Saturday marks the 100th anniversary of Friedrich August Hayek's birth. It's a date we should remember, for Hayek is as responsible as any man for the gains economic freedom has made across the world in recent years.
Though he put in a lifetime of exemplary work, the Austrian economist is best remembered for ''The Road to Serfdom.'' It was a stinging rebuke of socialism and central economic planning, which had come into favor among intellectuals when the book was published in 1944. And it became a handbook for those who have sought to counter the coercive forces of government.
In Hayek's obituary in 1992, the late economist Murray N. Rothbard wrote that ''The Road to Serfdom,'' published ''at a low point in the fortune of human freedom,'' became ''extraordinarily influential in American intellectual and academic life.''
In his 1971 introduction to the German edition of ''The Road to Serfdom,'' economist Milton Friedman noted that ''Hayek's remarkable and vigorous tract was a revelation particularly to the young men and women who had been in the armed forces during the war. Their recent experience had enhanced their appreciation of the value and meaning of individual freedom.''
While many in academia have heeded Hayek's warning that socialism would never work, his cautionary
message has had less effect in the halls of government - in America and elsewhere. Since the 1930s, governments, from the smallest city council to Capitol Hill, have swelled while liberty has yielded to its inroads. Thomas Jefferson lamented that government growth is the ''natural progress of things.''
Through this period, lawmakers embraced central planning. They merrily redistributed the wealth in greater and greater amounts. Taxes grew and government became more intrusive in private lives.
Trends in the late century, though, have proved Hayek right. Political and economic systems across the world have been liberalized. Socialism and communism collapsed with the Berlin Wall.
Even Red China is a little less red today than it was when President Nixon opened relations in the 1970s.

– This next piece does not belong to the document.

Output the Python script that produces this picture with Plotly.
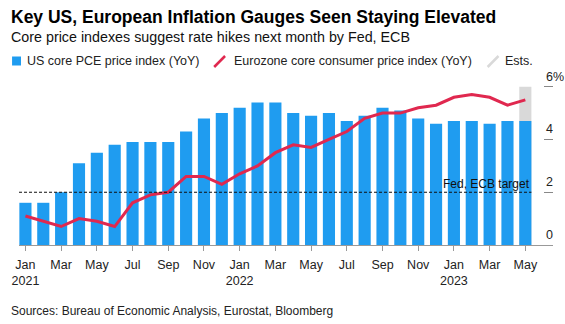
import plotly.graph_objects as go

# ---- data ----
month_labels = ["Jan<br>2021", "Feb", "Mar", "Apr", "May", "Jun", "Jul", "Aug", "Sep", "Oct", "Nov", "Dec",
                "Jan<br>2022", "Feb", "Mar", "Apr", "May", "Jun", "Jul", "Aug", "Sep", "Oct", "Nov", "Dec",
                "Jan<br>2023", "Feb", "Mar", "Apr", "May"]
us_pce = [1.6, 1.6, 2.0, 3.1, 3.5, 3.8, 3.9, 3.9, 3.9, 4.3, 4.8, 5.0,
          5.2, 5.4, 5.4, 5.0, 4.9, 5.0, 4.7, 4.9, 5.2, 5.1, 4.8, 4.6,
          4.7, 4.7, 4.6, 4.7, 4.7]
ez_core = [1.1, 0.9, 0.7, 1.0, 0.9, 0.7, 1.6, 1.9, 2.0, 2.6, 2.6, 2.3,
           2.7, 3.0, 3.5, 3.8, 3.7, 4.0, 4.3, 4.8, 5.0, 5.0, 5.2, 5.3,
           5.6, 5.7, 5.6, 5.3, 5.5]
est_index = [28]
est_top = [6.0]
target = 2.0
y_ticks = [0, 2, 4, 6]
y_tick_text = ["0", "2", "4", "6%"]

x = list(range(len(month_labels)))
tick_idx = x[::2]
tick_text = [month_labels[i] for i in tick_idx]

BLUE = "#1f9cf0"
RED = "#e0284f"
GREY = "#d9d9d9"
FONT = "Liberation Sans"

W, H = 565, 324
L, R, T, B = 14, 12, 80, 79
PW, PH = W - L - R, H - T - B


def pxx(p):
    return (p - L) / PW


def pxy(p):
    return (H - B - p) / PH


fig = go.Figure()
fig.add_trace(go.Bar(x=est_index, y=est_top, width=0.68, marker=dict(color=GREY, line=dict(width=0)),
                     hoverinfo="skip", showlegend=False))
fig.add_trace(go.Bar(x=x, y=us_pce, width=0.68, marker=dict(color=BLUE, line=dict(width=0)),
                     name="US core PCE price index (YoY)", showlegend=False))
fig.add_trace(go.Scatter(x=x, y=ez_core, mode="lines", line=dict(color=RED, width=3),
                         name="Eurozone core consumer price index (YoY)", showlegend=False))

x0, x1 = -0.36, 29.55
fig.add_shape(type="line", xref="x", yref="y", x0=x0, x1=28.34, y0=target, y1=target,
              line=dict(color="#111", width=1.2, dash="3px,2px"))

ann = []
ann.append(dict(text="<b>Key US, European Inflation Gauges Seen Staying Elevated</b>",
                x=pxx(4), y=pxy(17), xanchor="left", yanchor="middle",
                font=dict(size=17.5, color="#000", family=FONT)))
ann.append(dict(text="Core price indexes suggest rate hikes next month by Fed, ECB",
                x=pxx(4), y=pxy(37), xanchor="left", yanchor="middle",
                font=dict(size=14.3, color="#111", family=FONT)))
leg_font = dict(size=12.5, color="#222", family=FONT)
ann.append(dict(text="US core PCE price index (YoY)", x=pxx(20), y=pxy(61), xanchor="left",
                yanchor="middle", font=leg_font))
ann.append(dict(text="Eurozone core consumer price index (YoY)", x=pxx(229), y=pxy(61), xanchor="left",
                yanchor="middle", font=leg_font))
ann.append(dict(text="Ests.", x=pxx(503), y=pxy(61), xanchor="left", yanchor="middle", font=leg_font))
ann.append(dict(text="Sources: Bureau of Economic Analysis, Eurostat, Bloomberg", x=pxx(4), y=pxy(311),
                xanchor="left", yanchor="middle", font=dict(size=12, color="#222", family=FONT)))
ann.append(dict(text="Fed, ECB target", xref="x", yref="y", x=28.34, y=target, xanchor="right",
                yanchor="bottom", showarrow=False, font=dict(size=12, color="#111", family=FONT),
                borderpad=0))
for v, t in zip(y_ticks, y_tick_text):
    ann.append(dict(text=t, xref="paper", yref="y", x=pxx(544), y=v, xanchor="left", yanchor="bottom",
                    showarrow=False, font=dict(size=12.5, color="#222", family=FONT), yshift=1))
for a in ann:
    a.setdefault("xref", "paper")
    a.setdefault("yref", "paper")
    a.setdefault("showarrow", False)
fig.update_layout(annotations=ann)

# legend icons
fig.add_shape(type="rect", xref="paper", yref="paper", x0=pxx(7), x1=pxx(16), y0=pxy(56.5), y1=pxy(65.5),
              fillcolor=BLUE, line=dict(width=0))
fig.add_shape(type="line", xref="paper", yref="paper", x0=pxx(211), x1=pxx(222), y0=pxy(67), y1=pxy(56),
              line=dict(color=RED, width=2.5))
fig.add_shape(type="line", xref="paper", yref="paper", x0=pxx(487), x1=pxx(498), y0=pxy(67), y1=pxy(56),
              line=dict(color=GREY, width=2.5))

fig.update_layout(
    width=W, height=H, margin=dict(l=L, r=R, t=T, b=B, pad=0),
    paper_bgcolor="white", plot_bgcolor="white", barmode="overlay", showlegend=False,
    font=dict(family=FONT, size=12, color="#222"),
    xaxis=dict(range=[x0, x1], tickvals=tick_idx, ticktext=tick_text, ticks="outside", ticklen=5,
               tickcolor="#999", showline=True, linecolor="#999", linewidth=1, showgrid=False,
               zeroline=False, tickfont=dict(size=12.5, color="#222", family=FONT), fixedrange=True,
               ticklabelstandoff=3),
    yaxis=dict(range=[0, 6.255], side="right", tickvals=y_ticks, ticks="inside", ticklen=9,
               tickcolor="#888", showticklabels=False, showgrid=False, zeroline=False, showline=False,
               fixedrange=True),
)

fig.write_html("out.html")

The trend is just as apparent in this country. Congress has been taken over by the GOP, supposedly the party of less government and more freedom. Americans, weary of high taxes, government red tape and unresponsive bureaucrats, are calling for change.
Though the empire Franklin Delano Roosevelt built still rules Washington, talk of freedom and limited government is now more broadly accepted than at any time in the last 70 years.
In fact, the rhetoric of liberty has driven much of the recent public policy debate. We've learned that less is better when it comes to government.
Had lawmakers only heeded Hayek's warnings decades ago we could have been spared today's punishing tax rate, the onerous regulatory regime run by planners and governments' infinite intrusions into private affairs.
It's too bad that his most famous work hasn't been required reading for every elected official in the country. We'd be farther along the road to freedom if they had.